Broken: 7 "Christian" Rules that Every Christian Ought to Break as Often as Possible by Pastor Jonathan Fisk
Read this book and then figure out who in your youth or young adults' group needs to read it, buy a box full, and hand them out like candy that won't rot their teeth or their souls. Beautifully illustrated with steampunk-esq sketches and sprinkled with Star Wars references, Pastor Fisk details seven dangerous trends in North American pop culture Christianity and firmly squelches them with scripture. I've been watching his videos and reading his blogs on Worldview Everlasting for quite some time now, I enjoy his geeky, sarcastic, theologically-sound teaching, and his passion for sound doctrine. When you go to the CPH website to order your copy of the LSB, make sure you pop at least one of these into your cart...
Already Gone: Why Your Kids Will Quit Church and What You Can Do To Stop It by Ken Ham and Britt Beemer
Last fall we gave a copy of this book to each of the youth groups that came to our retreat, and all of the leadership at our church read it. It's published through the excellent ministry 'Answers in Genesis' and while it discusses some deep stuff, it's fairly small and the print is fairly large, making it not too intimidating for people who don't really like to read. Go prayerfully read it now, please! Another excellent book by Ken Ham is The Lie: Evolution, which explains why it's so vital to know and understand God as Creator, and how/why the world tries to undermine Him. It helped me get through geology in my first semester at university, and now there's a revised edition, which I'll have to add to my wishlist. :)
Eutychus Youth: Reaching Youth on the Ledge by Dr. John Oberdeck
Another great resource from CPH, including a study guide, is a dense, well-written, super informative book. The youth gathering actually brought in Dr.
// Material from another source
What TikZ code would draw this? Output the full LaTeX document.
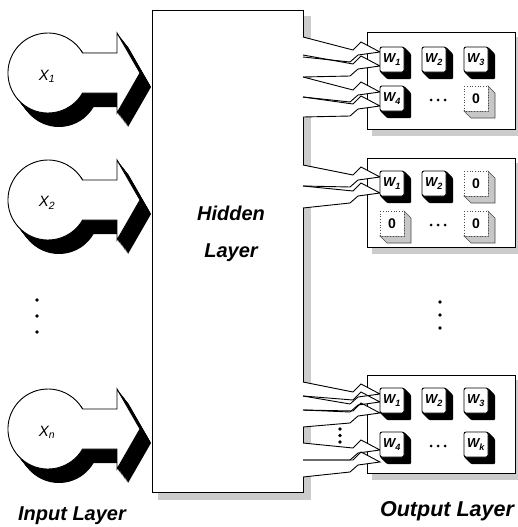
\documentclass[tikz,border=0pt]{standalone}
\usepackage{fontspec}
\setmainfont{Liberation Sans}
\newcommand\inpath[1]{(82.6,#1-20) -- (117,#1-20) -- (117,#1-40) -- (140,#1) -- (117,#1+40) -- (117,#1+20) -- (82.6,#1+20) arc[start angle=30,end angle=330,radius=40] -- cycle}
\newcommand\boltfill[4]{\fill[white] (303,#1) -- (#3-27,#4-2) -- (#3-19,#4-10) -- (#3,#4) -- (#3-22,#4+3) -- (#3-30,#4+10) -- (303,#2) -- cycle;}
\newcommand\boltdraw[4]{\draw[line join=miter] (303,#1) -- (#3-27,#4-2) -- (#3-19,#4-10) -- (#3,#4) -- (#3-22,#4+3) -- (#3-30,#4+10) -- (303,#2);}
\newcommand\wcell[4]{%
  \fill[black, rounded corners=1pt] (#2+24,#3) -- (#2+31,#3+7) -- (#2+31,#3+32) -- (#2+7,#3+32) -- (#2,#3+25) -- cycle;
  \draw[fill=white, rounded corners=2pt] (#2,#3) rectangle (#2+24,#3+25);
  \node[wlbl] (#1) at (#2+12,#3+12.5) {W\textsubscript{#4}};}
\newcommand\zcell[3]{%
  \filldraw[fill=black!22, draw=black!70, line width=0.6pt] (#2+24,#3) -- (#2+31,#3+7) -- (#2+31,#3+32) -- (#2+7,#3+32) -- (#2,#3+25) -- (#2+24,#3+25) -- cycle;
  \draw[fill=white, dotted, draw=black!70, line width=0.7pt] (#2,#3) rectangle (#2+24,#3+25);
  \node[zlbl] (#1) at (#2+12,#3+12.5) {0};}
\newcommand\outbox[3]{%
  \fill[shade] (372,#3) rectangle (519,#3+7);
  \fill[shade] (515,#2+5) rectangle (519,#3+7);
  \draw[fill=white] (367,#2) rectangle (515,#3);
  \coordinate (#1) at (441,#2);}
\newcommand\celldots[2]{%
  \node[cdot] (#1a) at (431,#2) {};
  \node[cdot] (#1b) at (438,#2) {};
  \node[cdot] (#1c) at (445,#2) {};}
\begin{document}
\begin{tikzpicture}[x=1pt,y=-1pt, line width=0.9pt,
  lbl/.style={font=\fontsize{20}{24}\selectfont\bfseries\itshape, inner sep=0pt},
  inlbl/.style={font=\fontsize{15}{17}\selectfont\itshape, inner sep=0pt},
  wlbl/.style={font=\fontsize{13}{13}\selectfont\bfseries\itshape, inner sep=0pt},
  zlbl/.style={font=\fontsize{14}{14}\selectfont\bfseries, inner sep=0pt},
  shade/.style={fill=black!20},
  dotpt/.style={circle, fill=black, inner sep=0pt, minimum size=3.6pt},
  cdot/.style={circle, fill=black, inner sep=0pt, minimum size=3pt}]
\useasboundingbox (0,0) rectangle (518,527);

% hidden layer shadow and outline
\fill[shade] (303,16) rectangle (311,500);
\fill[shade] (158,492) rectangle (311,500);
\draw (303,37) -- (303,10) -- (152,10) -- (152,492) -- (303,492) -- (303,477);
\draw (303,117) -- (303,165);
\draw (303,208) -- (303,382);
\draw (303,427) -- (303,443);
\coordinate (hid) at (227,250);

% output boxes
\outbox{ob1}{32}{129}
\outbox{ob2}{158}{247}
\outbox{ob3}{375}{473}

% bolts (fill then outline)
\boltfill{37}{57}{380}{52}
\boltfill{55}{77}{380}{66}
\boltfill{77}{97}{380}{92}
\boltfill{97}{117}{380}{106}
\boltfill{165}{186}{380}{177}
\boltfill{186}{208}{380}{193}
\boltfill{382}{396}{380}{394}
\boltfill{396}{410}{380}{402}
\boltfill{410}{427}{380}{413}
\boltfill{443}{460}{380}{450}
\boltfill{460}{477}{380}{462}
\boltdraw{37}{57}{380}{52}
\boltdraw{55}{77}{380}{66}
\boltdraw{77}{97}{380}{92}
\boltdraw{97}{117}{380}{106}
\boltdraw{165}{186}{380}{177}
\boltdraw{186}{208}{380}{193}
\boltdraw{382}{396}{380}{394}
\boltdraw{396}{410}{380}{402}
\boltdraw{410}{427}{380}{413}
\boltdraw{443}{460}{380}{450}
\boltdraw{460}{477}{380}{462}
\node[dotpt] (bd1) at (340,429) {};
\node[dotpt] (bd2) at (340,435.5) {};
\node[dotpt] (bd3) at (340,442) {};

% cells group 1
\wcell{a1}{380}{47}{1}
\wcell{a2}{422}{47}{2}
\wcell{a3}{464}{47}{3}
\wcell{a4}{380}{86}{4}
\celldots{a5}{100}
\zcell{a6}{464}{86}
% cells group 2
\wcell{b1}{380}{171}{1}
\wcell{b2}{422}{171}{2}
\zcell{b3}{464}{171}
\zcell{b4}{380}{211}
\celldots{b5}{225}
\zcell{b6}{464}{211}
% cells group 3
\wcell{c1}{380}{388}{1}
\wcell{c2}{422}{388}{2}
\wcell{c3}{464}{388}{3}
\wcell{c4}{380}{432}{4}
\celldots{c5}{446}
\wcell{c6}{464}{432}{k}

% right dots
\node[dotpt] (rd1) at (440,302) {};
\node[dotpt] (rd2) at (440,315) {};
\node[dotpt] (rd3) at (440,328) {};

% inputs
\foreach \cy/\nm/\lab in {73/x1/1, 200/x2/2, 429/xn/n} {
  \foreach \s in {0,...,20} {\fill[black, shift={(0.55*\s,0.7*\s)}] \inpath{\cy};}
  \filldraw[fill=white] \inpath{\cy};
  \node[inlbl] (\nm) at (47,\cy+3) {X\textsubscript{\lab}};
}
\node[dotpt] (ld1) at (37,300) {};
\node[dotpt] (ld2) at (37,316) {};
\node[dotpt] (ld3) at (37,332) {};

% labels
\node[lbl] (hl1) at (231,213) {Hidden};
\node[lbl] (hl2) at (231,253) {Layer};
\node[lbl] (il) at (72,516) {Input Layer};
\node[lbl, font=\fontsize{21.5}{24}\selectfont\bfseries\itshape] (ol) at (447,511) {Output Layer};
\end{tikzpicture}
\end{document}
Oberdeck to do sessions for the leaders, although they were the same as the one that Trevor and I went to at the LCMS youth symposium in California a year and a half ago, I still picked up a few things that I either hadn't hear last time, or had forgotten. :) Moralistic Therapeutic Deism is a dangerous thing that is undermining Biblical Christianity. So, so, so good. I even have an extra copy that I'll lend you if you're around here...
The Creation Answers Book by Batten, Catchpoole, Sarfati, and Wieland of Creation Ministries International
This handy little book doesn't really need to be read in order - it can just be pulled out and referred to when a specific question about something pops up. Chapter titles include things like "How did the animals fit on Noah's Ark?" and "How did all the different 'races' arise?". It's an brilliant resource to have on hand, and I can't recommended the work of Creation Ministries highly enough.
Bonus book for Alberta Residents!
Tour Guide: Royal Tyrrell Museum by Margaret Helder of the Creation Science Association of Alberta
I haven't read this myself yet, but I have it on very good authority that this is an excellent tool for countering the evolutionist propaganda that is fed to hundreds or even thousands of Albertan school children every year. We're hoping to take a group of youth to Drumheller in the fall, perhaps in conjunction with this event that Creation Ministries is putting on, and are planning to use this book as our tour guide. Check out the book and let me know what you think!
Well, hopefully this suggested your reading list for the rest of the summer! :) If you've read all of these already, then please comment, because I'd love to hear from you! I hope that these suggestions deepen your faith, grow your desire for solid spiritual food, and equip you as a church leader. Youth ministry is my baby, and I'm passionate about doing everything I can to make sure that our kids are getting the best spiritual nourishment they possibly can get. Enjoy!